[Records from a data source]
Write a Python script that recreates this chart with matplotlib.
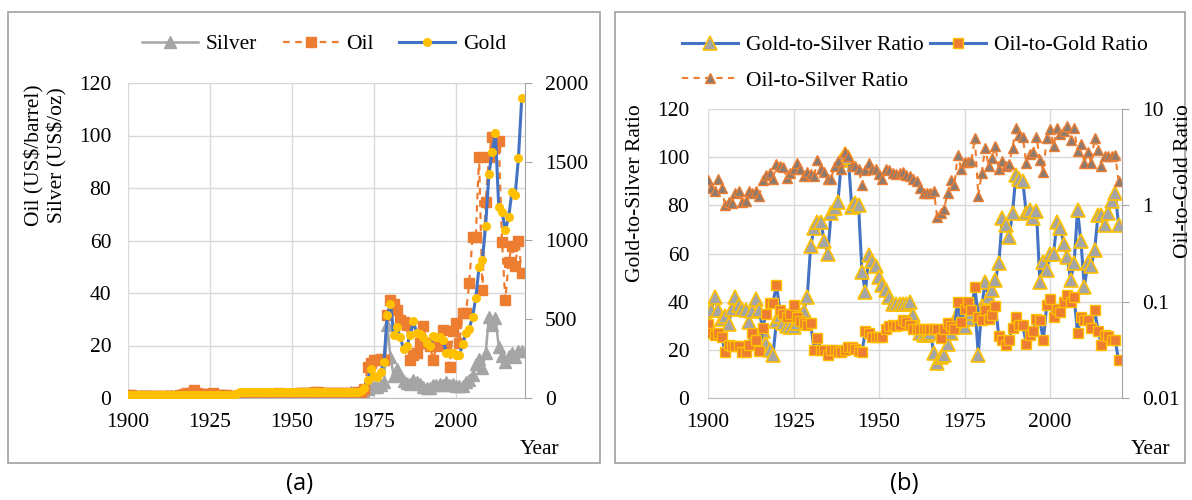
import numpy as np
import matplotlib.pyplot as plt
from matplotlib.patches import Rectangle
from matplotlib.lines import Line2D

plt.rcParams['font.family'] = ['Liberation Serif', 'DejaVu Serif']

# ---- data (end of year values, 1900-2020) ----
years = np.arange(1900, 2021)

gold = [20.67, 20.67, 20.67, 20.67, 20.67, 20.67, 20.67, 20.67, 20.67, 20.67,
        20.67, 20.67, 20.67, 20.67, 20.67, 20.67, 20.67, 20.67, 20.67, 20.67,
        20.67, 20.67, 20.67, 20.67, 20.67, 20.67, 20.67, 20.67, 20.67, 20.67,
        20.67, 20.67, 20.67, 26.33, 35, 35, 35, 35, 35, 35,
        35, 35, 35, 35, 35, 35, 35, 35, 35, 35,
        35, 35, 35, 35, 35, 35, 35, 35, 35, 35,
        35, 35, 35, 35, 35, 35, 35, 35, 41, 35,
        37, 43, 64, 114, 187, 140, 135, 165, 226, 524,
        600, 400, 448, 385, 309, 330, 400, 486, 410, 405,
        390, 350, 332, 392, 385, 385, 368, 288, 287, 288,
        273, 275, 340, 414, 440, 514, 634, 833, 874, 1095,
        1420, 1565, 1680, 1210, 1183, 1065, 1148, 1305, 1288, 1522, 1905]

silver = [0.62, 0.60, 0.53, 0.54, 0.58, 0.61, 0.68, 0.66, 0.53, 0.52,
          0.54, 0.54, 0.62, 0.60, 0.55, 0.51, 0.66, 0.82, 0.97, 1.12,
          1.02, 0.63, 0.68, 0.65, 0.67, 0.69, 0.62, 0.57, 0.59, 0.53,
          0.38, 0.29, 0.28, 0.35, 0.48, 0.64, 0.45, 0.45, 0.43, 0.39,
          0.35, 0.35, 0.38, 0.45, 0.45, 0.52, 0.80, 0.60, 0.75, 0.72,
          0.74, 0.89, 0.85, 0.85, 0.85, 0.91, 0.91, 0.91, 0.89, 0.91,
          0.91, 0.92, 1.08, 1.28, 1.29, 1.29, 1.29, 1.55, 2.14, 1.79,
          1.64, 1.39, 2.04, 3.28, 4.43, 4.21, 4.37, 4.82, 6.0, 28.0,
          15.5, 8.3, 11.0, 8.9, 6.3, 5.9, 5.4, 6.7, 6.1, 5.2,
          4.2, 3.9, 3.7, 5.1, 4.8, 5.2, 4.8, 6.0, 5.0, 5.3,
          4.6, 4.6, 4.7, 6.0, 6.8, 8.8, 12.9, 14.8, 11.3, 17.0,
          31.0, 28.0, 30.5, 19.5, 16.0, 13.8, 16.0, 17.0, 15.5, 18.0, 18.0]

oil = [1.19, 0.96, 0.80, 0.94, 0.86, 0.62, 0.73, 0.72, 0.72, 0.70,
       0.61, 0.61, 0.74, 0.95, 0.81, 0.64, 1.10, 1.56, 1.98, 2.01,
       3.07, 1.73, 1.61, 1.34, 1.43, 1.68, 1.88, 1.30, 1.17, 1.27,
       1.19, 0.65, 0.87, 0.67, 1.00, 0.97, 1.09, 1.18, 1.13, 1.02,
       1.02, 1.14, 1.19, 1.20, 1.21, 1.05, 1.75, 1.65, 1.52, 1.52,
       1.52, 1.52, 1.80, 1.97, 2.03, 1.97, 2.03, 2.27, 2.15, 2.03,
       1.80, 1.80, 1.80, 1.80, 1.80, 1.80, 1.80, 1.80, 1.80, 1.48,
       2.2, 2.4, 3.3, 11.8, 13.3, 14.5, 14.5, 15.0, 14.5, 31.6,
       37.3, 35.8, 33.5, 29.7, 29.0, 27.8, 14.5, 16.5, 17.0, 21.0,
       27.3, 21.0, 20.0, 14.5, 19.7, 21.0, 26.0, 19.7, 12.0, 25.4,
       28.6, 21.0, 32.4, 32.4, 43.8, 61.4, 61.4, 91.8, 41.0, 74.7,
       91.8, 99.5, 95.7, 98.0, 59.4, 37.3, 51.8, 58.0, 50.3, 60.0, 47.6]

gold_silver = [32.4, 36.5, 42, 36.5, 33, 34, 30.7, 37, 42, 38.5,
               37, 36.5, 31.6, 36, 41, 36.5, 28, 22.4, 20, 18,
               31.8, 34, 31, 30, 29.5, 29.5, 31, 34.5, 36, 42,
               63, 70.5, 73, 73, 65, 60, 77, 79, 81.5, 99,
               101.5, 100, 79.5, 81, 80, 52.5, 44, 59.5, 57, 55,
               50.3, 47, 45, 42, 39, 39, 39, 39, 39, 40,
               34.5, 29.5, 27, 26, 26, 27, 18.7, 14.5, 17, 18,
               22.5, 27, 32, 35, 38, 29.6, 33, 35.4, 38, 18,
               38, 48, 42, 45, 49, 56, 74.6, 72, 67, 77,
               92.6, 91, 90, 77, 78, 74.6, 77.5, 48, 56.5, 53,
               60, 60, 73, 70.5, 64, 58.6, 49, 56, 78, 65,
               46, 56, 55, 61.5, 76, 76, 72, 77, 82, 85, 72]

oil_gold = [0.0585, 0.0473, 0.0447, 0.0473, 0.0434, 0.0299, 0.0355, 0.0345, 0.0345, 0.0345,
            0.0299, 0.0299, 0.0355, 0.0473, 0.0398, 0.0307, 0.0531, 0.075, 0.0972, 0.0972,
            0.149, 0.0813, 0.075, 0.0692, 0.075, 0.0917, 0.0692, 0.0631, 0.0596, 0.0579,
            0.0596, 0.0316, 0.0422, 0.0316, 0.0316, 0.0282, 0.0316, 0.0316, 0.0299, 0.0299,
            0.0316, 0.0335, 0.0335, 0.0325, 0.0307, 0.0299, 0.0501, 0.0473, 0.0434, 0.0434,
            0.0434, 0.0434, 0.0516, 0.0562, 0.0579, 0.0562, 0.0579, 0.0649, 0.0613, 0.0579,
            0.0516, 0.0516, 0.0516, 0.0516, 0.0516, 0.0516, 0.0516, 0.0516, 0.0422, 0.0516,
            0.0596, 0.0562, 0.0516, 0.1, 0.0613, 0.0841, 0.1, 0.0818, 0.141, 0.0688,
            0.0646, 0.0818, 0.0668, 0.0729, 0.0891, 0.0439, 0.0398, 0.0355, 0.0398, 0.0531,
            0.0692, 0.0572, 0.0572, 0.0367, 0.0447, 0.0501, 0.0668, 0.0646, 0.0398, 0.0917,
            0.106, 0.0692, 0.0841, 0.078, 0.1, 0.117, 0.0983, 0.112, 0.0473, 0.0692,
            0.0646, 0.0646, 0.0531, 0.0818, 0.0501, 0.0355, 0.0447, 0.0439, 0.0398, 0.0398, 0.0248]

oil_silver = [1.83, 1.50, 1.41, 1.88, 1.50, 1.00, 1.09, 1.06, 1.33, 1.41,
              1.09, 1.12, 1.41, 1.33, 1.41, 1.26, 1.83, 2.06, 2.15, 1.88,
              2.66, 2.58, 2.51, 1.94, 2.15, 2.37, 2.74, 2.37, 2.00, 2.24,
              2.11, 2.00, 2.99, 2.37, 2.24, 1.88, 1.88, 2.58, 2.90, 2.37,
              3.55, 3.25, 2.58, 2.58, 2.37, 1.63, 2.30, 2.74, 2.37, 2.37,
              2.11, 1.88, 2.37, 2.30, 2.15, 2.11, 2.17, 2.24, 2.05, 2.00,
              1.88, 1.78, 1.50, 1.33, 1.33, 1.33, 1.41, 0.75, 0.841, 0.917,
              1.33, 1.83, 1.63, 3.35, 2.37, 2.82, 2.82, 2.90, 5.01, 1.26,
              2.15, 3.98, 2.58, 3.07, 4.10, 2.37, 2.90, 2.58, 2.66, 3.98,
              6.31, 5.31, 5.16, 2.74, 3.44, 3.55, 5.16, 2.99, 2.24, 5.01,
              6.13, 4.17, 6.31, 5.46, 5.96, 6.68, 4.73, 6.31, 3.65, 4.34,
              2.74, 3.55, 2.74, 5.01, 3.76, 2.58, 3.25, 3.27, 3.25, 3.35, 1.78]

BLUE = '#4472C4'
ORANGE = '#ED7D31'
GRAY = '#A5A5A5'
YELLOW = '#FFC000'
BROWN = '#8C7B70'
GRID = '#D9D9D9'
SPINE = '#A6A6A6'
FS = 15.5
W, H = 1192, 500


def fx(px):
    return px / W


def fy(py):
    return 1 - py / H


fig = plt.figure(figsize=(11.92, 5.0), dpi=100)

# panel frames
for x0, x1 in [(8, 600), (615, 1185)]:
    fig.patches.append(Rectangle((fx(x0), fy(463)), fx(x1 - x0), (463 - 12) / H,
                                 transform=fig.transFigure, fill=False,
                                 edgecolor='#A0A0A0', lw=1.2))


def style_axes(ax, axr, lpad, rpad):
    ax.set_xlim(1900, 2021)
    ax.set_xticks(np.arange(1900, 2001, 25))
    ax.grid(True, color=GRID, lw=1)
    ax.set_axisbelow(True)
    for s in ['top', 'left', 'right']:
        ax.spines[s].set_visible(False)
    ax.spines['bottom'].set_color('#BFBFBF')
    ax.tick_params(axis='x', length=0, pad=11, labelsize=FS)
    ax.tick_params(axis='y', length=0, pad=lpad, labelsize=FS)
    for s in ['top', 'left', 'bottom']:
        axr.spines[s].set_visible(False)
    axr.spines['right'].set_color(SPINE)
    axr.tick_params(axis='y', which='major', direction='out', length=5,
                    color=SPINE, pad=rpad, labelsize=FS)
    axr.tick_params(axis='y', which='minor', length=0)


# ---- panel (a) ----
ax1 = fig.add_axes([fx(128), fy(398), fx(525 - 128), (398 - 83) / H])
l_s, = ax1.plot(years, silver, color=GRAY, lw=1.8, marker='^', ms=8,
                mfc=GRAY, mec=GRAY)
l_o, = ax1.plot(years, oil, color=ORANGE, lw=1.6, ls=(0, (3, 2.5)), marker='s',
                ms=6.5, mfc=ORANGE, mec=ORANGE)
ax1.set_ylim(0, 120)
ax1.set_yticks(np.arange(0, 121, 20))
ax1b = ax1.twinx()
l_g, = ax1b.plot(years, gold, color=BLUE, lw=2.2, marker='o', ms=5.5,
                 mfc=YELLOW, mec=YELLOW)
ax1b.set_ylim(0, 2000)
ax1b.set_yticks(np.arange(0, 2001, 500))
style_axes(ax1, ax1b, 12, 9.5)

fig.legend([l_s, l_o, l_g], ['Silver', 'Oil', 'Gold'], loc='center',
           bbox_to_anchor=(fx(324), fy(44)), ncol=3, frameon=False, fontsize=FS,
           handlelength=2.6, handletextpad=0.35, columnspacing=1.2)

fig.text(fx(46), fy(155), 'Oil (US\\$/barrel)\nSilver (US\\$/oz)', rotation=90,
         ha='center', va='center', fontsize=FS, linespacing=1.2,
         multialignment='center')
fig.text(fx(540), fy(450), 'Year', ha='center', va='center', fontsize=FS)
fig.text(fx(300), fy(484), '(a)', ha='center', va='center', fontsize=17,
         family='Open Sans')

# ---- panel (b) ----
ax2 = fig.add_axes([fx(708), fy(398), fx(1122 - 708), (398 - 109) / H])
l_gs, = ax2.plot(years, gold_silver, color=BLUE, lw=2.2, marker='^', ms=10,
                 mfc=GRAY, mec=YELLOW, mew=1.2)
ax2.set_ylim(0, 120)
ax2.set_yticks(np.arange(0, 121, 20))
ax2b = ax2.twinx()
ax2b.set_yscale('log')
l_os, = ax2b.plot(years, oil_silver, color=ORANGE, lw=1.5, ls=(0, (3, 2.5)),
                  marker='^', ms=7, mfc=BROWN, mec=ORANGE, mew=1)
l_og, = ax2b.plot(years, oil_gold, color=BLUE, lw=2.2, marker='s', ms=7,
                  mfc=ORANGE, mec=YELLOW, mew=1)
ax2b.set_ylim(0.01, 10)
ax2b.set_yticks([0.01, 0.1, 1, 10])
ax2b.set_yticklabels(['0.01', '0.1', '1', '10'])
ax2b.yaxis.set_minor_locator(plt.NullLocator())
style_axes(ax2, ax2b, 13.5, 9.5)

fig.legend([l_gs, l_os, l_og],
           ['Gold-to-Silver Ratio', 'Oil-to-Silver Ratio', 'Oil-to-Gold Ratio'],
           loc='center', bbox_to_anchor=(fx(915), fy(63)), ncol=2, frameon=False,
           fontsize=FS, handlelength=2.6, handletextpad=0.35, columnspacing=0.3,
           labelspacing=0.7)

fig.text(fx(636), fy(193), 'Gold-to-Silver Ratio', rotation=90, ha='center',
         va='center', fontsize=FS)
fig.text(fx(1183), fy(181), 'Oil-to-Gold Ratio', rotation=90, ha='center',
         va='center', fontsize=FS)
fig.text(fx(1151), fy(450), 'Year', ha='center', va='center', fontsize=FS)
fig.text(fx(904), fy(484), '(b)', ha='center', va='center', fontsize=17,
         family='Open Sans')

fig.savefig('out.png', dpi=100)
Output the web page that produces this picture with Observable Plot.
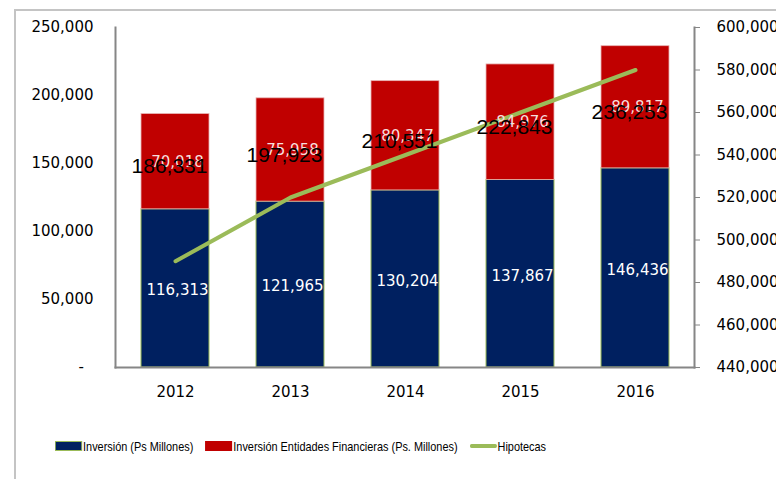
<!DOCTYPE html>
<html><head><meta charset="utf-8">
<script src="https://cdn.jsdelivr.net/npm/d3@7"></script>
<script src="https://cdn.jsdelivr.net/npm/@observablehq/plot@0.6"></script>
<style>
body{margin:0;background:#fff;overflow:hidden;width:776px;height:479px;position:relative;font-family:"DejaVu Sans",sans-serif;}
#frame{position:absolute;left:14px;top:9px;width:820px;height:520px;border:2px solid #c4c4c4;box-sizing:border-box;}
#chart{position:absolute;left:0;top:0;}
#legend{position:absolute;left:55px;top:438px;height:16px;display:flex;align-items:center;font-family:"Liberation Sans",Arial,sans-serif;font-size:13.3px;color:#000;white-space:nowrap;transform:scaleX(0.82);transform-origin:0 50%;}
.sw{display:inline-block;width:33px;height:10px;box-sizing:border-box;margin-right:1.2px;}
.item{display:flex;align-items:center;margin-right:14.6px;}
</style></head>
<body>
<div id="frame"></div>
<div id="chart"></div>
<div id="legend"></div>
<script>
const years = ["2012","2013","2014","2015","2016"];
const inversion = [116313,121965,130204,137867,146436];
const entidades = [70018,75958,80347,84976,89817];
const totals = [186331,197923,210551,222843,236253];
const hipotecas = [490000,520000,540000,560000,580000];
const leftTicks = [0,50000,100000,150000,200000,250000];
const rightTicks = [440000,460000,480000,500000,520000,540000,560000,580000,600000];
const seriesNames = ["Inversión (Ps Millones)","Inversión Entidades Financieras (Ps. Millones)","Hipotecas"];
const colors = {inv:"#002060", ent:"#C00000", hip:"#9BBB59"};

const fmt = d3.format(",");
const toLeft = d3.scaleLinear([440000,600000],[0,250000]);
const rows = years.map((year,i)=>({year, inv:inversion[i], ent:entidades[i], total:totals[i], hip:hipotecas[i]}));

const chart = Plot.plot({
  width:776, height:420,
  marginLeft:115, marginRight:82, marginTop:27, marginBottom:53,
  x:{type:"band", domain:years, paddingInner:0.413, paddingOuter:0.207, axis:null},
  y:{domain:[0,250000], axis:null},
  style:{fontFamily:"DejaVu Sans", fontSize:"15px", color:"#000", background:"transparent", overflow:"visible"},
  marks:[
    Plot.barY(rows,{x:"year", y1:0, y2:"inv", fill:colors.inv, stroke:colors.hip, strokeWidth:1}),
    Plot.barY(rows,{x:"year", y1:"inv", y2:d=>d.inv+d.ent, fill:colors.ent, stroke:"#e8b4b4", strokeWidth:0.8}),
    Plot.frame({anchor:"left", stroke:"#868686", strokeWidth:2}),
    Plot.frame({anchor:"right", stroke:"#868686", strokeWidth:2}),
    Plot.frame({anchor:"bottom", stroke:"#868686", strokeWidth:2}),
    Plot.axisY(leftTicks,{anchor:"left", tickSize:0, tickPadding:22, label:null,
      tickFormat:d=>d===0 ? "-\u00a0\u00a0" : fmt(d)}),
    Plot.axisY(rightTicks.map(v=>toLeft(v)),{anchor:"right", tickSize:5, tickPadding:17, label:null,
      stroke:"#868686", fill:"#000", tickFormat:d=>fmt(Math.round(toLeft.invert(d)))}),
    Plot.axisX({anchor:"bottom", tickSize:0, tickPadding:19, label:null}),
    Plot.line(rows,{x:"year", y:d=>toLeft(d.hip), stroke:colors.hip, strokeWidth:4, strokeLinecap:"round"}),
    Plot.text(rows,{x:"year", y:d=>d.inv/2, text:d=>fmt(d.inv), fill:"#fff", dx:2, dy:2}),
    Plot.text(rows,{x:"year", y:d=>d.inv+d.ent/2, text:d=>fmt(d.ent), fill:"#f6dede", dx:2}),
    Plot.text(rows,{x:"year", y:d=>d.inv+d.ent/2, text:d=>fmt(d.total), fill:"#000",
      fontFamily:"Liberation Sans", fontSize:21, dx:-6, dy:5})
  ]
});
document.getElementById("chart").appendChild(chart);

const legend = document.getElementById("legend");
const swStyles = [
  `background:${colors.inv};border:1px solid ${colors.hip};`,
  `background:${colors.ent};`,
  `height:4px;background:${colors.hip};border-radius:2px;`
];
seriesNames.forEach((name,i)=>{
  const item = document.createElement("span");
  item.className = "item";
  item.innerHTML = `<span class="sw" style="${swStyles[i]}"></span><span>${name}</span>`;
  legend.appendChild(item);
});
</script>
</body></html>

## Work to do
Say how many lines in the entries contain the string "that", and leave out everything else.

## Exercise output
2